Control of the Fluidic Pinball using the Quadratic-Quadratic Regulator

TL;DR

This paper introduces a model-based nonlinear feedback control strategy using interpolatory model order reduction and quadratic-quadratic regulator to stabilize complex wake flows in the fluidic pinball, outperforming traditional linear control.

Contribution

The study develops and demonstrates a combined IMOR and QQR framework for effective nonlinear flow control in the fluidic pinball, a complex benchmark problem.

Findings

QR controller stabilizes wake at Re_D=50 where linear control fails

QR controller reduces vortex shedding and drag more effectively

QR controller achieves faster stabilization at Re_D=30

Abstract

The fluidic pinball presents a significant benchmark for nonlinear flow control, managing the complex interactions of three cylinder wakes. This study addresses the stabilization of the fluidic pinball to its unstable steady-state solution using a model-based nonlinear feedback strategy.

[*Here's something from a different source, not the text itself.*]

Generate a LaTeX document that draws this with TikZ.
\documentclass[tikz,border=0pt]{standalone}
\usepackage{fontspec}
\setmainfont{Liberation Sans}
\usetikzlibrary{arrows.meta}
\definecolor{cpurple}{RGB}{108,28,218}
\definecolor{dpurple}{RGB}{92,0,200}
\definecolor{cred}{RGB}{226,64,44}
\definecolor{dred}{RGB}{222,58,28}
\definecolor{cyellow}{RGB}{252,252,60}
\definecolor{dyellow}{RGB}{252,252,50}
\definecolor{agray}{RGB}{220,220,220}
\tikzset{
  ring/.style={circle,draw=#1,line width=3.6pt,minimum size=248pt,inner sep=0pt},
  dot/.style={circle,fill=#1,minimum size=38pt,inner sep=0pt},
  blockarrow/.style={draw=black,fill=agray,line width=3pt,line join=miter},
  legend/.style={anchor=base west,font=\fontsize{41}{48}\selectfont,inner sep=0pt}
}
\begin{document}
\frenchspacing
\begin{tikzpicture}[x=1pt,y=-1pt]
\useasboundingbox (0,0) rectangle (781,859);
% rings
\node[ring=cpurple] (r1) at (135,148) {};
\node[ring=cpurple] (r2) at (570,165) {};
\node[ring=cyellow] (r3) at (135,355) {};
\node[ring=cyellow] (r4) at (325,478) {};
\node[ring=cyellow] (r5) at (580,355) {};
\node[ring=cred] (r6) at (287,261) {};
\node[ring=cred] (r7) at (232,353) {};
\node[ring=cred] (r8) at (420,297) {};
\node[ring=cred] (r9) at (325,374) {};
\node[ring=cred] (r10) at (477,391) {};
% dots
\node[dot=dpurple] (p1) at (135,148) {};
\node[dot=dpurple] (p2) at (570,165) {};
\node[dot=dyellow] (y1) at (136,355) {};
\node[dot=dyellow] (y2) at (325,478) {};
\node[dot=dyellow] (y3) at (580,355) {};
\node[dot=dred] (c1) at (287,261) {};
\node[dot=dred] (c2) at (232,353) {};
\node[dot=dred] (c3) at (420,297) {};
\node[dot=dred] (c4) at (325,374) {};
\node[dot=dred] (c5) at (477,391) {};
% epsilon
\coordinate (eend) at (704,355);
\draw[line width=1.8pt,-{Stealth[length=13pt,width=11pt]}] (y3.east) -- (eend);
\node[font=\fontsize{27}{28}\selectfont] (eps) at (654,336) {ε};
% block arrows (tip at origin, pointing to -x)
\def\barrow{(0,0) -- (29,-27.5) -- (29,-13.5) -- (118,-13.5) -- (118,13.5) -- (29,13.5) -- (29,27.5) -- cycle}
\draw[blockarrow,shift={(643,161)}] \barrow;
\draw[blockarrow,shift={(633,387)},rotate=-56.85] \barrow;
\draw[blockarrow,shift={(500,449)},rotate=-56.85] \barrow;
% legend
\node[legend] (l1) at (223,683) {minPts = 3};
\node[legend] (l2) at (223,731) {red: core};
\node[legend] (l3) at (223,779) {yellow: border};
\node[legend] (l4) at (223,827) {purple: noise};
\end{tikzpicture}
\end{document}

We propose a framework that combines interpolatory model order reduction (IMOR) with the quadratic-quadratic regulator (QQR), a feedback control methodology that is specifically suited to the quadratic nonlinearity of the Navier-Stokes equations. A finite element model (FEM) of the problem coupled with IMOR is used to produce a reduced-order model (ROM) that accurately represents the input-output dynamics of the actuated wake. The performance of the QQR control is evaluated against the traditional linear feedback control for two different Reynolds numbers, $Re_D = 30$ and $Re_D = 50$. At $Re_D = 30$, the QQR controller is able to stabilize the wake and reaches the desired performance criteria 40.1\% faster than using a linear feedback controller. More significantly, at $Re_D = 50$, the QQR controller successfully stabilizes the wake, whereas the linear controller fails to overcome the nonlinearity of the flow. The QQR control effectively suppresses vortex shedding, resulting in the elimination of lift oscillations and a reduction in the drag coefficient. These results demonstrate that the IMOR-QQR framework provides an effective model-based control strategy that can manage nonlinear hydrodynamic instabilities in such complex wake flows.